Though Michael Owen recently reflected in ‘Ring of Fire’, Simon Hughes' book which chronicles Liverpool in the 2000s, that the visceral hatred of schoolboy football loyalty fades with time among players, it has simply not been the case for Rooney. Steve McManaman and Robbie Fowler were Evertonians who saw that joining Liverpool could bring them success. Rooney could do no such thing.
“It’s funny, but I can’t shake the feeling that I had when I was a kid watching Everton in the stands with my dad: I don’t want to see Liverpool do well,” he said in one of his autobiographies. “I’ve grown up hating them because that’s what football fans do and that feeling has never gone away. I even tell a journalist that I still hate Liverpool and all hell breaks loose in the papers. There are headlines: ‘ROONEY: I HATE KOP.’ But that feeling, that dislike, doesn’t go away.”
Who were the opponents when the 10-year Rooney’s request to be a mascot was finally granted by Everton? Liverpool. Which was the goal Rooney spent hours trying to re-create as a boy? Tony Yeboah’s blinding volley for Leeds against Liverpool in 1995.
The loathing is mutual for many of a Liverpool FC disposition because Rooney compounded being an Evertonian by being, as Sir Alex Ferguson once put it: “one Scouser who immediately became an adopted Mancunian.” But it is more visceral because Rooney has a habit of performing well against the club who were impressed enough to invite him back for a second trial back in 1995, only to find that Everton’s legendary scout Bob Pendleton had made the crucial call to the boy’s father.
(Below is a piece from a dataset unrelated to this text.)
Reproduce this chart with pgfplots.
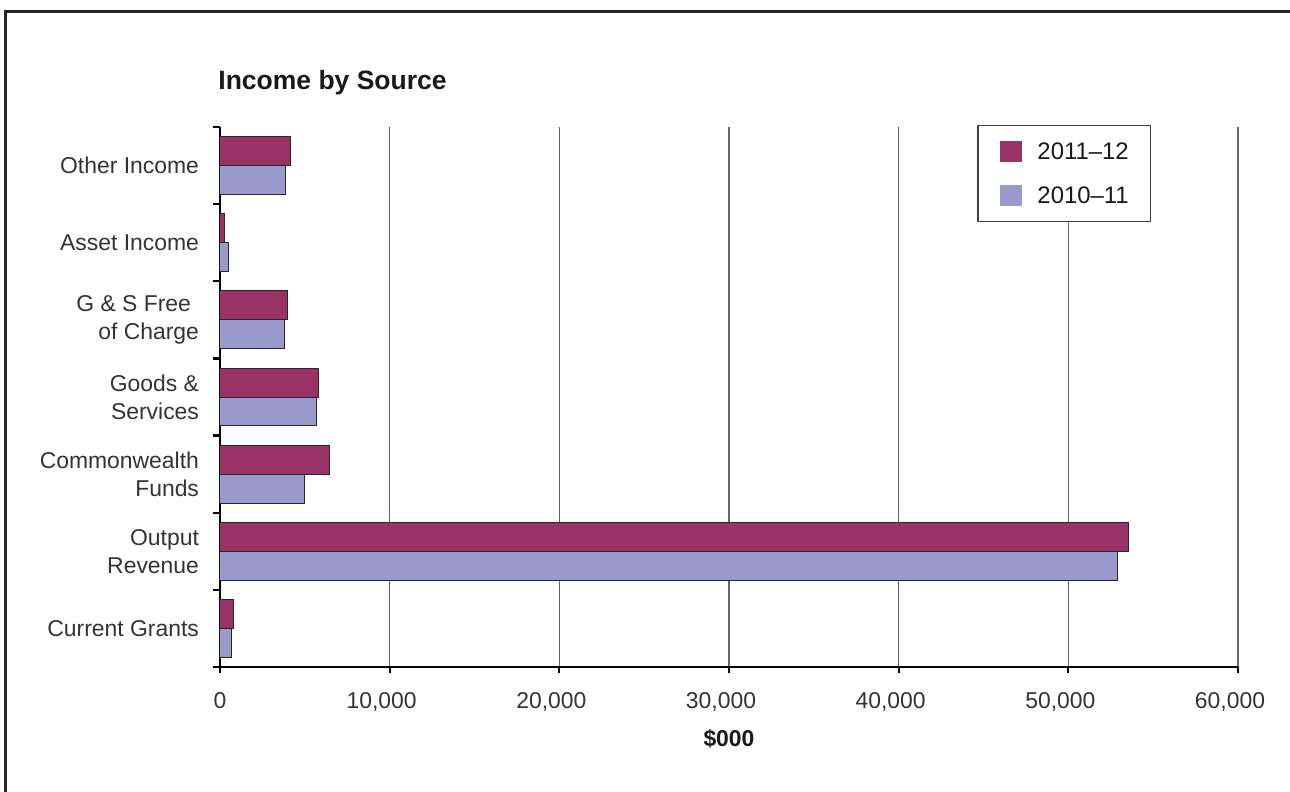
\documentclass[border=0pt]{standalone}
\usepackage{fontspec}
\setmainfont{Liberation Sans}
\usepackage{pgfplots}
\pgfplotsset{compat=1.18}

\definecolor{plum}{HTML}{993366}
\definecolor{lavender}{HTML}{9999CC}
\definecolor{edge}{HTML}{262626}
\definecolor{labelgray}{HTML}{333333}

\begin{document}
\begin{tikzpicture}[x=1bp,y=1bp]
% page area and outer frame
\useasboundingbox (-110bp,-62.5bp) rectangle (535bp,333.5bp);
\draw[line width=1.5bp, edge] (-107bp,-70bp) -- (-107bp,327.5bp) -- (545bp,327.5bp);
\begin{axis}[
  at={(0,0)}, anchor=south west,
  scale only axis,
  width=509bp, height=270bp,
  xbar,
  bar width=0.375,
  xmin=0, xmax=60000,
  ymin=-0.5, ymax=6.5,
  xtick={0,10000,...,60000},
  scaled x ticks=false,
  % thousands labels carry a trailing gap, as in the original layout
  xticklabels={0,{10,000\hspace*{8bp}},{20,000\hspace*{8bp}},{30,000\hspace*{8bp}},{40,000\hspace*{8bp}},{50,000\hspace*{8bp}},{60,000\hspace*{8bp}}},
  ytick={0,...,6},
  yticklabels={Current Grants,{Output\\Revenue},{Commonwealth\\Funds},{Goods \&\\Services},{G \& S Free\hspace*{4bp}\\of Charge},Asset Income,Other Income},
  minor ytick={-0.5,0.5,...,6.5},
  axis x line=bottom, axis y line=left,
  axis line style={-, line width=1.1bp, black},
  major y tick style={draw=none},
  minor tick length=3.5bp,
  major tick length=3bp,
  tick align=outside,
  xtick align=outside, ytick align=outside,
  tick style={line width=1.1bp, black},
  xmajorgrids,
  grid style={line width=0.6bp, black!60},
  ticklabel style={font=\fontsize{11.5}{14}\selectfont, text=labelgray},
  yticklabel style={align=right, xshift=-4bp},
  xticklabel style={yshift=-6bp},
  xlabel={\textbf{\$000}},
  xlabel style={font=\fontsize{11.5}{14}\selectfont, text=black!90, yshift=-2.5bp},
  legend style={
    at={(rel axis cs:0.744,1.0037)}, anchor=north west,
    draw=black!75, line width=0.6bp,
    inner xsep=11bp, inner ysep=7.5bp,
    row sep=11.2bp,
    font=\fontsize{12}{14}\selectfont,
    nodes={inner sep=0pt, text height=8.5bp, text depth=0pt, text=black!90},
  },
  legend cell align=left,
  legend image code/.code={%
    \fill[#1, draw=none] (0bp,-5.4bp) rectangle (10.8bp,5.4bp);
    \path (18.5bp,0bp);
  },
]
% 2011--12 ($000)
\addplot[fill=plum, draw=edge, line width=0.5bp, bar shift=0.1875]
  coordinates {(790,0) (53570,1) (6450,2) (5780,3) (3990,4) (250,5) (4150,6)};
% 2010--11 ($000)
\addplot[fill=lavender, draw=edge, line width=0.5bp, bar shift=-0.1875]
  coordinates {(650,0) (52900,1) (4970,2) (5700,3) (3820,4) (490,5) (3890,6)};
\legend{2011--12,2010--11}
\end{axis}
\node[anchor=base west, inner sep=0pt, font=\bfseries\fontsize{13.3}{16}\selectfont, text=black!90]
  at (-1bp,288.9bp) {Income by Source};
\end{tikzpicture}
\end{document}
There was actually a time by the early years of this decade when Rooney’s goalscoring record at Anfield remained so indifferent - two goals in 18 visits for Everton and United – that Ferguson omitted him for the October 2011 visit, a 1-1 draw. But his record at Old Trafford, where Jürgen Klopp’s side arrive on Sunday, is much better: five in ten games.
It is a materially different, sharper Rooney we see in these Liverpool games. Just observe the way he snaps into tackles on Sunday. There’s a distinctly Merseyside mentality about the mindset; that sense you just can’t afford to lose this one because it will kill you for days afterwards. It was something Gerrard often ruminated on. Rooney fumed when David Moyes kept him on the bench for his first collision with Liverpool in 2002 and when sent on he crashed into Chris Kirkland as they pursued the same ball. Rooney’s hip hurt like hell but he ran it off. “There was no way I was limping off the field at Anfield.” A collision with Jamie Carragher several years later concluded with eight stitches in Rooney’s leg.
There were occasions against Liverpool when Ferguson tried to rein in this tendency. Like the time before a match in January 2005 when Rooney was summoned to his office and found himself “sitting on the big settee,” hearing the manager tell him that he wasn’t “thinking properly on the pitch.” Rooney stayed in the box far more against Rafael Benitez’s side, a few days later, gleefully watched a grasscutter shot of his roll past Jerzy Dudek and danced in front of the Liverpool fans.
He has inhaled the joyous fresh air of his good Liverpool moments. When United eclipsed Liverpool’s 18 titles in 2011, he shaved a number 19 out of his chest hair, took a picture of himself and posted it on Twitter: “a reminder for all the United and Liverpool supporters,” as he later put it.
He’ll also probably tell you that the 2008/09 title win was the most precious to him of all, because Benitez’s title prospects were so genuine that year that Rooney claims he was frequently moody. “It would have been a nightmare to have seen Liverpool win the league,” he said after United had seen them off that Spring.
Rooney didn’t mention the L-word last weekend when, after equalling Bobby Charlton’s record in the FA Cup tie against Reading, the prospect of surpassing it loomed. “We've got two home games coming up so hopefully I can get the next one in one of those games,” he said.
At least there has been enough of a mellowing for his family to turn up in force to see him try to make history. Some of them didn’t make it for that first occasion back in 2002. “They hated Liverpool so much they wouldn’t dream of going to Anfield for the derby,” he reflected after the event.